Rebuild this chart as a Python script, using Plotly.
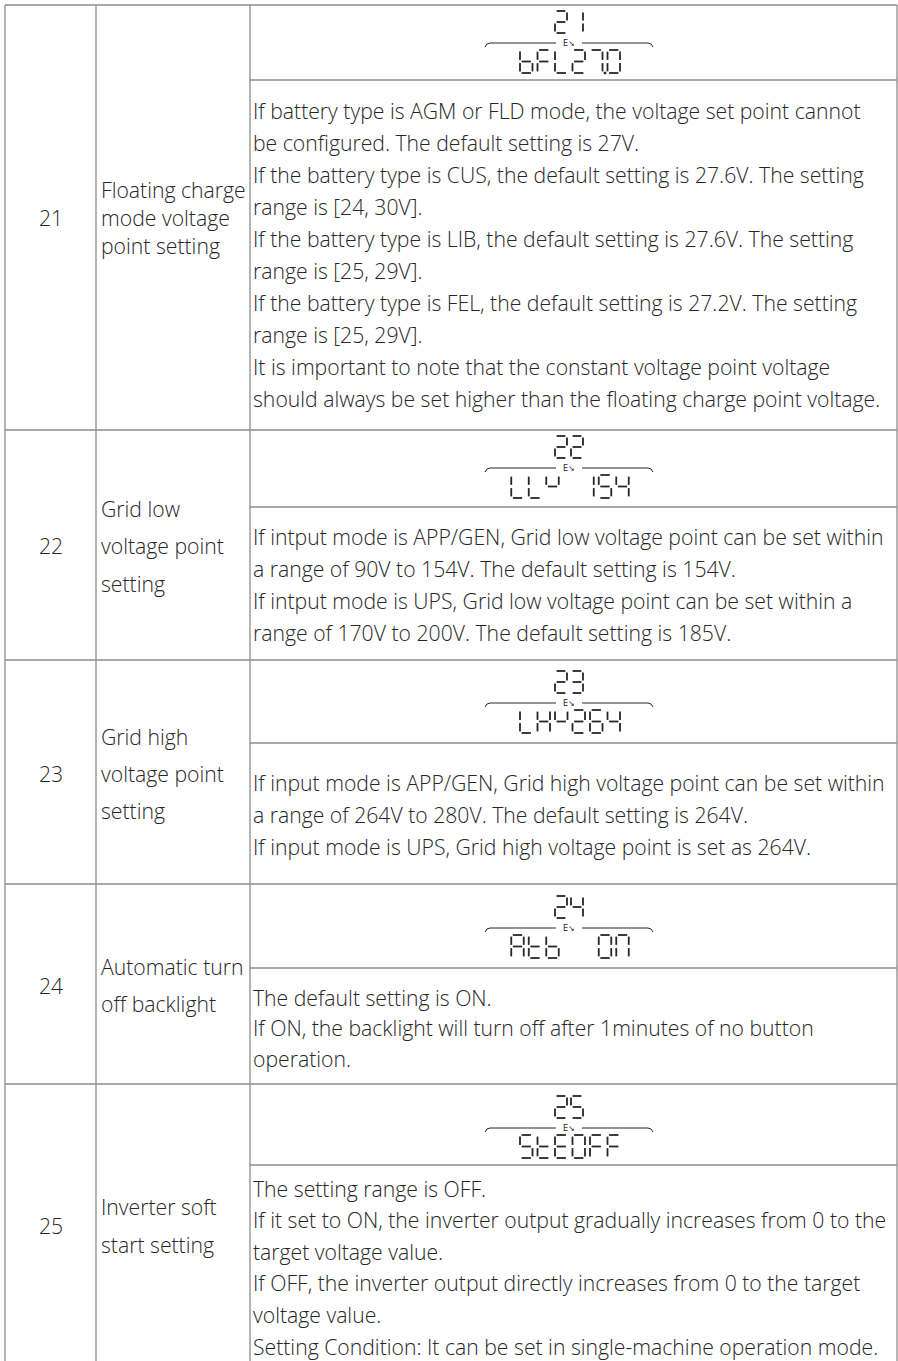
import plotly.graph_objects as go

# ---- table content ----
setting_ids = ["21", "22", "23", "24", "25"]

setting_names = [
    ["Floating charge", "mode voltage", "point setting"],
    ["Grid low", "voltage point", "setting"],
    ["Grid high", "voltage point", "setting"],
    ["Automatic turn", "off backlight"],
    ["Inverter soft", "start setting"],
]

# what the LCD shows on its lower line ('u' = raised u, '.' = decimal point)
lcd_codes = ["bFL27.0", "LLu 154", "LHu264", "Atb  ON", "StEOFF"]

descriptions = [
    ["If battery type is AGM or FLD mode, the voltage set point cannot",
     "be configured. The default setting is 27V.",
     "If the battery type is CUS, the default setting is 27.6V. The setting",
     "range is [24, 30V].",
     "If the battery type is LIB, the default setting is 27.6V. The setting",
     "range is [25, 29V].",
     "If the battery type is FEL, the default setting is 27.2V. The setting",
     "range is [25, 29V].",
     "It is important to note that the constant voltage point voltage",
     "should always be set higher than the floating charge point voltage."],
    ["If intput mode is APP/GEN, Grid low voltage point can be set within",
     "a range of 90V to 154V. The default setting is 154V.",
     "If intput mode is UPS, Grid low voltage point can be set within a",
     "range of 170V to 200V. The default setting is 185V."],
    ["If input mode is APP/GEN, Grid high voltage point can be set within",
     "a range of 264V to 280V. The default setting is 264V.",
     "If input mode is UPS, Grid high voltage point is set as 264V."],
    ["The default setting is ON.",
     "If ON, the backlight will turn off after 1minutes of no button",
     "operation."],
    ["The setting range is OFF.",
     "If it set to ON, the inverter output gradually increases from 0 to the",
     "target voltage value.",
     "If OFF, the inverter output directly increases from 0 to the target",
     "voltage value.",
     "Setting Condition: It can be set in single-machine operation mode."],
]

# ---- page geometry (pixels, y down) ----
W, H = 898, 1361
col_x = [5, 96, 250, 897]
row_top = [5, 430, 660, 884, 1084]
table_bottom = 1400
lcd_rule_y = [43, 468, 703, 928, 1128]
panel_split_y = [80, 507, 743, 968, 1165]
desc_y0 = [110, 536, 782, 997, 1188]
desc_step = [32, 32, 32, 30.5, 31.6]
name_y0 = [189.5, 508, 736, 966, 1206]
name_step = [28, 37.5, 37, 37, 38]
num_y = [217, 545, 773, 985, 1225]

LINE = "#8c8c8c"
INK = "#262626"
FONT = "Open Sans"
FSIZE = 21.2
LCD_CX = 569

# 7-segment glyphs
SEGS = {
    "0": "abcdef", "1": "bc", "2": "abged", "3": "abgcd", "4": "fgbc",
    "5": "afgcd", "6": "afgedc", "7": "abc", "8": "abcdefg", "9": "abcdfg",
    "b": "fedcg", "F": "afeg", "L": "fed", "H": "fbgec", "u": "fgb",
    "A": "abcefg", "t": "fged", "O": "abcdef", "N": "abcef", "E": "afged",
    "S": "afgcd", " ": "",
}


def seg_xy(key, x0, y0, w, h, gap=1.6):
    ym = y0 + h / 2
    ends = {
        "a": ((x0 + gap, y0), (x0 + w - gap, y0)),
        "b": ((x0 + w, y0 + gap), (x0 + w, ym - gap)),
        "c": ((x0 + w, ym + gap), (x0 + w, y0 + h - gap)),
        "d": ((x0 + gap, y0 + h), (x0 + w - gap, y0 + h)),
        "e": ((x0, ym + gap), (x0, y0 + h - gap)),
        "f": ((x0, y0 + gap), (x0, ym - gap)),
        "g": ((x0 + gap, ym), (x0 + w - gap, ym)),
    }
    return ends[key]


def lcd_text(text, cx, cy, pitch, w, h):
    xs, ys, dx, dy = [], [], [], []
    cells = [c for c in text if c != "."]
    left = cx - (len(cells) * pitch - (pitch - w)) / 2
    i = 0
    for ch in text:
        if ch == ".":
            dx.append(left + (i - 1) * pitch + w + (pitch - w) / 2)
            dy.append(cy + h / 2)
            continue
        x0 = left + i * pitch
        for k in SEGS[ch]:
            (xa, ya), (xb, yb) = seg_xy(k, x0, cy - h / 2, w, h)
            xs += [xa, xb, None]
            ys += [ya, yb, None]
        i += 1
    return xs, ys, dx, dy


def label(x, y, text, anchor="left", size=FSIZE, family=FONT, weight=300):
    return dict(x=x, y=y, text=text, xanchor=anchor, yanchor="middle",
                showarrow=False, borderpad=0,
                font=dict(size=size, color=INK, family=family, weight=weight))


fig = go.Figure()

# ---- grid lines ----
shapes = []
for x in col_x:
    shapes.append(dict(type="line", x0=x, x1=x, y0=row_top[0], y1=table_bottom))
for y in row_top:
    shapes.append(dict(type="line", x0=col_x[0], x1=col_x[-1], y0=y, y1=y))
for y in panel_split_y:
    shapes.append(dict(type="line", x0=col_x[2], x1=col_x[-1], y0=y, y1=y))
for s in shapes:
    s.update(xref="x", yref="y", line=dict(color=LINE, width=1.3))

annotations = []
seg_x, seg_y, dot_x, dot_y = [], [], [], []
rule_x, rule_y = [], []

for r, sid in enumerate(setting_ids):
    annotations.append(label((col_x[0] + col_x[1]) / 2, num_y[r], sid, "center"))
    for j, line in enumerate(setting_names[r]):
        annotations.append(label(col_x[1] + 4, name_y0[r] + j * name_step[r], line))
    for j, line in enumerate(descriptions[r]):
        annotations.append(label(col_x[2] + 2, desc_y0[r] + j * desc_step[r], line))

    # LCD screen: code number on top, rule with icon, value below
    ry = lcd_rule_y[r]
    xs, ys, dx, dy = lcd_text(sid, LCD_CX, ry - 21, 16, 12, 22)
    seg_x += xs; seg_y += ys; dot_x += dx; dot_y += dy
    xs, ys, dx, dy = lcd_text(lcd_codes[r], LCD_CX + 1, ry + 18.5, 17.5, 12.5, 23)
    seg_x += xs; seg_y += ys; dot_x += dx; dot_y += dy

    half, notch = 84, 13
    rule_x += [LCD_CX - half, LCD_CX - half + 2, LCD_CX - half + 5, LCD_CX - notch, None,
               LCD_CX + notch, LCD_CX + half - 5, LCD_CX + half - 2, LCD_CX + half, None]
    rule_y += [ry + 4, ry + 1, ry, ry, None, ry, ry, ry + 1, ry + 4, None]
    annotations.append(label(LCD_CX, ry, "E↘", "center", 8, "DejaVu Sans", 400))

fig.add_trace(go.Scatter(x=seg_x, y=seg_y, mode="lines", hoverinfo="skip",
                         line=dict(color=INK, width=1.8)))
fig.add_trace(go.Scatter(x=rule_x, y=rule_y, mode="lines", hoverinfo="skip",
                         line=dict(color=INK, width=1)))
fig.add_trace(go.Scatter(x=dot_x, y=dot_y, mode="markers", hoverinfo="skip",
                         marker=dict(color=INK, size=2.5, symbol="square")))

fig.update_layout(
    width=W, height=H, margin=dict(l=0, r=0, t=0, b=0),
    paper_bgcolor="white", plot_bgcolor="white", showlegend=False,
    shapes=shapes, annotations=annotations,
    xaxis=dict(range=[0, W], visible=False, fixedrange=True),
    yaxis=dict(range=[H, 0], visible=False, fixedrange=True),
)

# drop the default page margin so the figure fills the window exactly
fig.write_html("out.html", config={"displayModeBar": False},
               post_script="document.body.style.margin='0';")
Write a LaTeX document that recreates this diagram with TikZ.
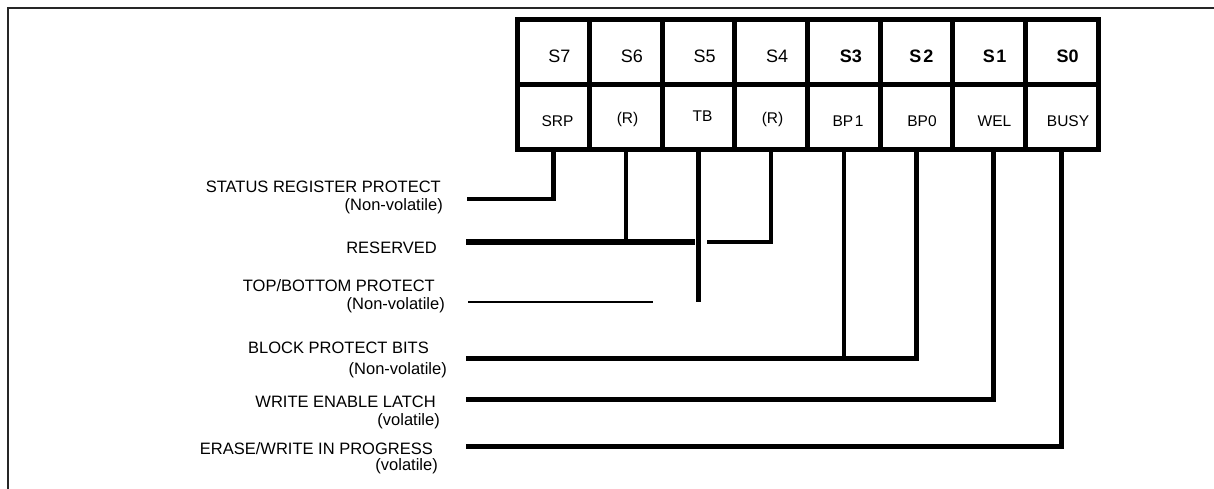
=====
## Set problem
Which lines hold the word "that"? Copy each of them from the records.

## Result of this task
     "It is important to note that the constant voltage point voltage",
Write a LaTeX document that recreates this diagram with TikZ.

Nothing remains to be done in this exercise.